■ What is asked:
Everything from the first line of the data below through the line that contains "Q250,65 250,70 V97" should be written out exactly, please, and nothing more; the pictures stay out.

-- Begin --

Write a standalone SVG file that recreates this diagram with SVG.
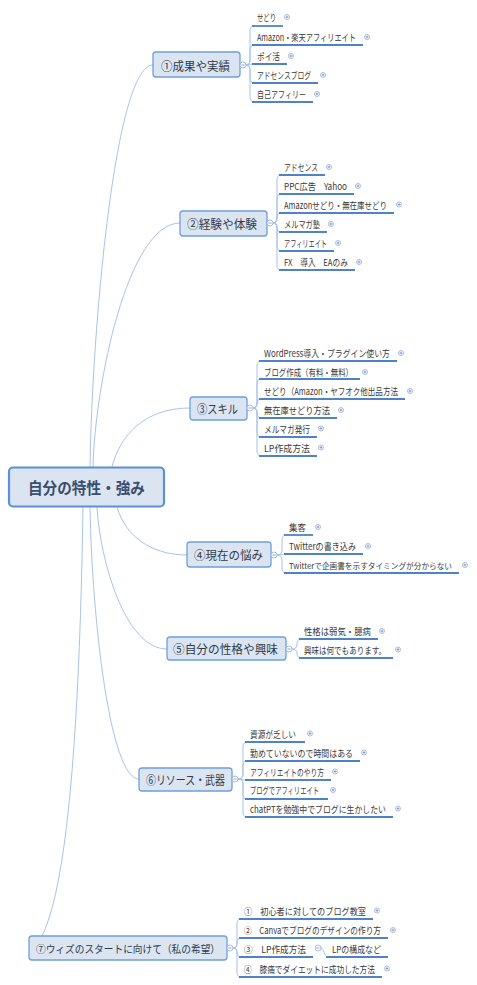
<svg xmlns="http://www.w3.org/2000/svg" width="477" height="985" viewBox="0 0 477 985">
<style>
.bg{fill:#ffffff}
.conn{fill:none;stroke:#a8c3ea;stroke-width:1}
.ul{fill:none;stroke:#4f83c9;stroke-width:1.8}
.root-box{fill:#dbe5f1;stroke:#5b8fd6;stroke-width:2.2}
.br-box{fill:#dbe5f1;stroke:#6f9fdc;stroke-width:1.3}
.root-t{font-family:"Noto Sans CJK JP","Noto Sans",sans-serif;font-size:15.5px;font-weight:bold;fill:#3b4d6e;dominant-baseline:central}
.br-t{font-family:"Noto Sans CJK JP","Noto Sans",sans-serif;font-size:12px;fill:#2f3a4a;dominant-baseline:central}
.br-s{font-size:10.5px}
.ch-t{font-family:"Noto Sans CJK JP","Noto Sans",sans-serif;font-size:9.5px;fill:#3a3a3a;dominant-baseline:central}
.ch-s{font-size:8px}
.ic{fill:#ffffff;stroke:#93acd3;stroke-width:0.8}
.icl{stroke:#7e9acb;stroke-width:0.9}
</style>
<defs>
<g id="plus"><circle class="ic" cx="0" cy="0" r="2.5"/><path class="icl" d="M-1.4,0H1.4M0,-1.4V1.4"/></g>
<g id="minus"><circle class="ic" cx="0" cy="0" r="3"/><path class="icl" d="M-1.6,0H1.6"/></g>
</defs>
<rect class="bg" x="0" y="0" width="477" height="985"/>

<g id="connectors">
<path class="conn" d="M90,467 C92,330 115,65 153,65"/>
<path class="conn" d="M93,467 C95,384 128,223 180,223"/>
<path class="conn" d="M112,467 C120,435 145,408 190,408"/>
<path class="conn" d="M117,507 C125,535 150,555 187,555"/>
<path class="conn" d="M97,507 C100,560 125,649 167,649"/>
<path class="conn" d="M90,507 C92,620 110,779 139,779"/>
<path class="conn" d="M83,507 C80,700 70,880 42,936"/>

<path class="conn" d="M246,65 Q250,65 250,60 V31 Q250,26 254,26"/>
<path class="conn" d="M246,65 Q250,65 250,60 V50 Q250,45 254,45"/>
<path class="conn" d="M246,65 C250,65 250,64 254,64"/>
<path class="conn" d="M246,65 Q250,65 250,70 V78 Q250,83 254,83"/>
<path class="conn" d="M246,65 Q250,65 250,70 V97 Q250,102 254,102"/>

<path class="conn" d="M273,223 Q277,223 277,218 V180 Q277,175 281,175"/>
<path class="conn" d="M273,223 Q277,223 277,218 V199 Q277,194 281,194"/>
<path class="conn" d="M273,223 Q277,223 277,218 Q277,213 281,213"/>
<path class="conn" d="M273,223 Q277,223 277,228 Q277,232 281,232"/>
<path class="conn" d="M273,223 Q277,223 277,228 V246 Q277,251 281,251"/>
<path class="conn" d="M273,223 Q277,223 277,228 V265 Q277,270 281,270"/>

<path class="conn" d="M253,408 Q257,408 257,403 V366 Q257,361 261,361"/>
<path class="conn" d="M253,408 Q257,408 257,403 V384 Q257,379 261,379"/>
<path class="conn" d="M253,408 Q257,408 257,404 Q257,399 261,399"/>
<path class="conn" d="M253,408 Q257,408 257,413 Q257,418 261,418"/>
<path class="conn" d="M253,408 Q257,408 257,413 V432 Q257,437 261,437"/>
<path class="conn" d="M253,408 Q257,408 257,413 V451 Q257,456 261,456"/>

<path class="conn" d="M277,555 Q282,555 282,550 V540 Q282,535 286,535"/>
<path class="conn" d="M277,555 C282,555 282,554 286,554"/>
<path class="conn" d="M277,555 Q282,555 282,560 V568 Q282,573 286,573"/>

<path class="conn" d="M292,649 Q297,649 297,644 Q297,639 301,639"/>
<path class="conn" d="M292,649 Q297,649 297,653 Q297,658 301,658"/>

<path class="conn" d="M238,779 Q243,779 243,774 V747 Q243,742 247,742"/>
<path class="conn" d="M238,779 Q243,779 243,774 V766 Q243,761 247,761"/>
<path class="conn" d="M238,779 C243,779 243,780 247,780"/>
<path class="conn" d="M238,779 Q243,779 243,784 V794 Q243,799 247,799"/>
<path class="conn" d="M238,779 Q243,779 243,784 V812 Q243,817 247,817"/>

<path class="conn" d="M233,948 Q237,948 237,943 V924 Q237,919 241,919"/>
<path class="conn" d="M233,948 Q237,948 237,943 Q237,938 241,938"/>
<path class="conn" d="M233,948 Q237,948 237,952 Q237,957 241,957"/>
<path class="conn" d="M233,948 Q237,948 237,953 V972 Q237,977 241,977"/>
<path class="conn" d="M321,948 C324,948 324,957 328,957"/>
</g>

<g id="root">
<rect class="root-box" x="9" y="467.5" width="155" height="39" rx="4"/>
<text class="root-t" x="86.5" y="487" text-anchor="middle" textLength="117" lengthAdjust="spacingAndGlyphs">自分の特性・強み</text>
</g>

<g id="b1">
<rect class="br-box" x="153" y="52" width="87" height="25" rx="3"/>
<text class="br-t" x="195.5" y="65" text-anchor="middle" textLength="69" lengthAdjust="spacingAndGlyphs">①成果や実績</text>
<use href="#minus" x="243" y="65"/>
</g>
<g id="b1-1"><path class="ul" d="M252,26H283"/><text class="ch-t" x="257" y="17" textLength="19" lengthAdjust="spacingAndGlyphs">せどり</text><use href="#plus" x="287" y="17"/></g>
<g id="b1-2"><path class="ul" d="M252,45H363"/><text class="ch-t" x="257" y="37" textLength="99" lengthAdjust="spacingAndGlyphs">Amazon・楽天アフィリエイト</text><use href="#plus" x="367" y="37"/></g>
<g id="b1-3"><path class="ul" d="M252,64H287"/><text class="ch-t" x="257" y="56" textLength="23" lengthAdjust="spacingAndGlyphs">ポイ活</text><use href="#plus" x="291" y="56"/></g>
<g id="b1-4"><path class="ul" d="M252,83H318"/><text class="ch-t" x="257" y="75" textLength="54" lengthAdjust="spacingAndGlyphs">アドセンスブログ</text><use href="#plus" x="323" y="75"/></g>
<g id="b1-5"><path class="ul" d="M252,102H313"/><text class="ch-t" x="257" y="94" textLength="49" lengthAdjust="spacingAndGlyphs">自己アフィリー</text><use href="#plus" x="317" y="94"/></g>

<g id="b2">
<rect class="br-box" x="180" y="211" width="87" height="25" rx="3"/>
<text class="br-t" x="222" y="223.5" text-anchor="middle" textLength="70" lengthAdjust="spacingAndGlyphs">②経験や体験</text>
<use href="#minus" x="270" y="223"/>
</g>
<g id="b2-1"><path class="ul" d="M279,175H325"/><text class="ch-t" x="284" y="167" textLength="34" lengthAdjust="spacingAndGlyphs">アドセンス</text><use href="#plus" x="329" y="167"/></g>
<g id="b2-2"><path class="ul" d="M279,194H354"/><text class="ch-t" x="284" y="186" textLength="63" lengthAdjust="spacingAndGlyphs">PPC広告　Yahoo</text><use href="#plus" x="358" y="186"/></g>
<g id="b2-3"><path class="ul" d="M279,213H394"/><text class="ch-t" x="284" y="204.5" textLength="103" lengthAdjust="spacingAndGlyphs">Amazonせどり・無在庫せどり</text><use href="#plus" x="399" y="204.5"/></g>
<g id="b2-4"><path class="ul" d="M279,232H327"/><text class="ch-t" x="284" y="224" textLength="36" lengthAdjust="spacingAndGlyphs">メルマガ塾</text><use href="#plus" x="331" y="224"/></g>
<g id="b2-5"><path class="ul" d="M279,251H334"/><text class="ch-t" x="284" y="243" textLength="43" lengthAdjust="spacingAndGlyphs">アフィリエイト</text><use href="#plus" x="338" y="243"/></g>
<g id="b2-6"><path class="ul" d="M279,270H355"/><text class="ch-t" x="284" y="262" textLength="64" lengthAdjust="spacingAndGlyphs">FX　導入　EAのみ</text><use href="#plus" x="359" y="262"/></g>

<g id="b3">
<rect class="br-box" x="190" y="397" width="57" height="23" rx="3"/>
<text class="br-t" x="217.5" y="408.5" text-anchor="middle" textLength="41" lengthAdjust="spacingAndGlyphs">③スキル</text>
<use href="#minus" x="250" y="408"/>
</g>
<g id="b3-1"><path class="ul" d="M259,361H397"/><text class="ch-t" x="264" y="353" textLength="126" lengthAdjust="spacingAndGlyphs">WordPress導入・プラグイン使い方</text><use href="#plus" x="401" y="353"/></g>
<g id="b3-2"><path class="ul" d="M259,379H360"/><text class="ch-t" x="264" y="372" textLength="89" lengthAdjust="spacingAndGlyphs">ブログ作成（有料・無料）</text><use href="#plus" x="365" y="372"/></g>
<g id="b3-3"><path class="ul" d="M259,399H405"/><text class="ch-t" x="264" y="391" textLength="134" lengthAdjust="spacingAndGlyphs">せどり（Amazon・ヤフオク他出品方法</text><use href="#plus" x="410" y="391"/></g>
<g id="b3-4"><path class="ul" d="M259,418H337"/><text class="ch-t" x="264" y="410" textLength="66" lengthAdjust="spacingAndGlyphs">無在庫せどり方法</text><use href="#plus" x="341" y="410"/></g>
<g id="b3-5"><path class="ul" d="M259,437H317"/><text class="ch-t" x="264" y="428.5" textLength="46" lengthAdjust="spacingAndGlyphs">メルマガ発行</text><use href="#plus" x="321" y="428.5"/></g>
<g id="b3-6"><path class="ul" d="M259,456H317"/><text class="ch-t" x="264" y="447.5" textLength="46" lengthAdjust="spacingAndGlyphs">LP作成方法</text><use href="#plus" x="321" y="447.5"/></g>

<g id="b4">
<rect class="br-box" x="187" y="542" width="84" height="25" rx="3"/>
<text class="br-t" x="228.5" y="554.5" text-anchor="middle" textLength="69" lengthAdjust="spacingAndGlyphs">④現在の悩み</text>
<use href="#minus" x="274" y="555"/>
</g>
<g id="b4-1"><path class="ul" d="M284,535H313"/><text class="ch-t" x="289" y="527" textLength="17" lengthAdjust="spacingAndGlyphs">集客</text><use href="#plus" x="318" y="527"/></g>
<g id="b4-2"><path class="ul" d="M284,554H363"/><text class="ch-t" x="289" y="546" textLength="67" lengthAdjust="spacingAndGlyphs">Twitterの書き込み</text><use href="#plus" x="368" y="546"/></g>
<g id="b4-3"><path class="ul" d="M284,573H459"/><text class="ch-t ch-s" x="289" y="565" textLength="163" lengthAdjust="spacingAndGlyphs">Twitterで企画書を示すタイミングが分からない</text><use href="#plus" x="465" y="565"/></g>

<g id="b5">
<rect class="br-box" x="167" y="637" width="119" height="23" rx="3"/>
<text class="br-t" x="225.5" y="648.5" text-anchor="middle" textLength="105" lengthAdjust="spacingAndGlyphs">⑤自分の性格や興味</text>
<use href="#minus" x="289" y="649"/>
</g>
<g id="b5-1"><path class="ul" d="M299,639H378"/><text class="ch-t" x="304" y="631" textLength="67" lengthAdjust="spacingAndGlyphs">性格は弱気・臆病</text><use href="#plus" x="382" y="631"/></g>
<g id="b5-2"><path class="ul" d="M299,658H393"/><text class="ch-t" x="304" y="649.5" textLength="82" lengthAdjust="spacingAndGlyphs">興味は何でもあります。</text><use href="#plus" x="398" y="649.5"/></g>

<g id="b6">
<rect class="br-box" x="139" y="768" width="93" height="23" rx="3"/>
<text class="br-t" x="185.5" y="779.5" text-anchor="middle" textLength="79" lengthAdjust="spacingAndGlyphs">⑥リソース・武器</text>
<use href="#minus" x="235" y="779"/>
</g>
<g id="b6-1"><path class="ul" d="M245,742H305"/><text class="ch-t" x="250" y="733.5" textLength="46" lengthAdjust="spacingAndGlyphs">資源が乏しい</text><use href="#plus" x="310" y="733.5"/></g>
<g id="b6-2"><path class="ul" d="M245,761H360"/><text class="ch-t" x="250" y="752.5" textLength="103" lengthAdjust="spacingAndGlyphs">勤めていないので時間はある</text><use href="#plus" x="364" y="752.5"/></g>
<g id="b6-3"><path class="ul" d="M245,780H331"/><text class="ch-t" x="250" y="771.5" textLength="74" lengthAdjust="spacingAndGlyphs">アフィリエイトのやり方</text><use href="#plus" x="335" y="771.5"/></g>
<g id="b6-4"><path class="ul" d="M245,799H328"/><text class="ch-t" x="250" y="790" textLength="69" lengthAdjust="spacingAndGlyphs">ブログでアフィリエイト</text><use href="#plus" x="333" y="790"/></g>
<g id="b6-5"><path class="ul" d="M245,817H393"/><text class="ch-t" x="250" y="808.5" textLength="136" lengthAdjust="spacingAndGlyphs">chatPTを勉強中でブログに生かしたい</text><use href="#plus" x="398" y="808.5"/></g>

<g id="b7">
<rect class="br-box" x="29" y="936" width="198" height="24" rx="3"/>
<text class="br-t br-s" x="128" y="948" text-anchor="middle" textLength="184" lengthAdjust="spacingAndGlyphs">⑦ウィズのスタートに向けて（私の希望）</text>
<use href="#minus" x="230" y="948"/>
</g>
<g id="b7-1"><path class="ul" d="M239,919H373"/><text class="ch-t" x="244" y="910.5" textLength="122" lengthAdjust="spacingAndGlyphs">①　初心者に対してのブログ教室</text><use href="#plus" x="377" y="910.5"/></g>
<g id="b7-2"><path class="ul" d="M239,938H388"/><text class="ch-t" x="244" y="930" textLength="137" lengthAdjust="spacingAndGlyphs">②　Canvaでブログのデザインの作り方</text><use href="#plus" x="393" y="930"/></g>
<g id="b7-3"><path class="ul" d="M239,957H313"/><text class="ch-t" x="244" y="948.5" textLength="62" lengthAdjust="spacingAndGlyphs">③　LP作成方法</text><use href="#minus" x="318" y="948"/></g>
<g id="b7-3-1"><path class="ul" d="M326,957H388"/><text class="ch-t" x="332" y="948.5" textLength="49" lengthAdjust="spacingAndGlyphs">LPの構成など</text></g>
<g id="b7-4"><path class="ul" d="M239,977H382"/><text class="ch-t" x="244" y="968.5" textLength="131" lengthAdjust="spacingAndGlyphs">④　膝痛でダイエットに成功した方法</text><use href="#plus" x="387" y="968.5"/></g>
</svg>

-- End --

■ Answer to this exercise:
Write a standalone SVG file that recreates this diagram with SVG.
<svg xmlns="http://www.w3.org/2000/svg" width="477" height="985" viewBox="0 0 477 985">
<style>
.bg{fill:#ffffff}
.conn{fill:none;stroke:#a8c3ea;stroke-width:1}
.ul{fill:none;stroke:#4f83c9;stroke-width:1.8}
.root-box{fill:#dbe5f1;stroke:#5b8fd6;stroke-width:2.2}
.br-box{fill:#dbe5f1;stroke:#6f9fdc;stroke-width:1.3}
.root-t{font-family:"Noto Sans CJK JP","Noto Sans",sans-serif;font-size:15.5px;font-weight:bold;fill:#3b4d6e;dominant-baseline:central}
.br-t{font-family:"Noto Sans CJK JP","Noto Sans",sans-serif;font-size:12px;fill:#2f3a4a;dominant-baseline:central}
.br-s{font-size:10.5px}
.ch-t{font-family:"Noto Sans CJK JP","Noto Sans",sans-serif;font-size:9.5px;fill:#3a3a3a;dominant-baseline:central}
.ch-s{font-size:8px}
.ic{fill:#ffffff;stroke:#93acd3;stroke-width:0.8}
.icl{stroke:#7e9acb;stroke-width:0.9}
</style>
<defs>
<g id="plus"><circle class="ic" cx="0" cy="0" r="2.5"/><path class="icl" d="M-1.4,0H1.4M0,-1.4V1.4"/></g>
<g id="minus"><circle class="ic" cx="0" cy="0" r="3"/><path class="icl" d="M-1.6,0H1.6"/></g>
</defs>
<rect class="bg" x="0" y="0" width="477" height="985"/>

<g id="connectors">
<path class="conn" d="M90,467 C92,330 115,65 153,65"/>
<path class="conn" d="M93,467 C95,384 128,223 180,223"/>
<path class="conn" d="M112,467 C120,435 145,408 190,408"/>
<path class="conn" d="M117,507 C125,535 150,555 187,555"/>
<path class="conn" d="M97,507 C100,560 125,649 167,649"/>
<path class="conn" d="M90,507 C92,620 110,779 139,779"/>
<path class="conn" d="M83,507 C80,700 70,880 42,936"/>

<path class="conn" d="M246,65 Q250,65 250,60 V31 Q250,26 254,26"/>
<path class="conn" d="M246,65 Q250,65 250,60 V50 Q250,45 254,45"/>
<path class="conn" d="M246,65 C250,65 250,64 254,64"/>
<path class="conn" d="M246,65 Q250,65 250,70 V78 Q250,83 254,83"/>
<path class="conn" d="M246,65 Q250,65 250,70 V97 Q250,102 254,102"/>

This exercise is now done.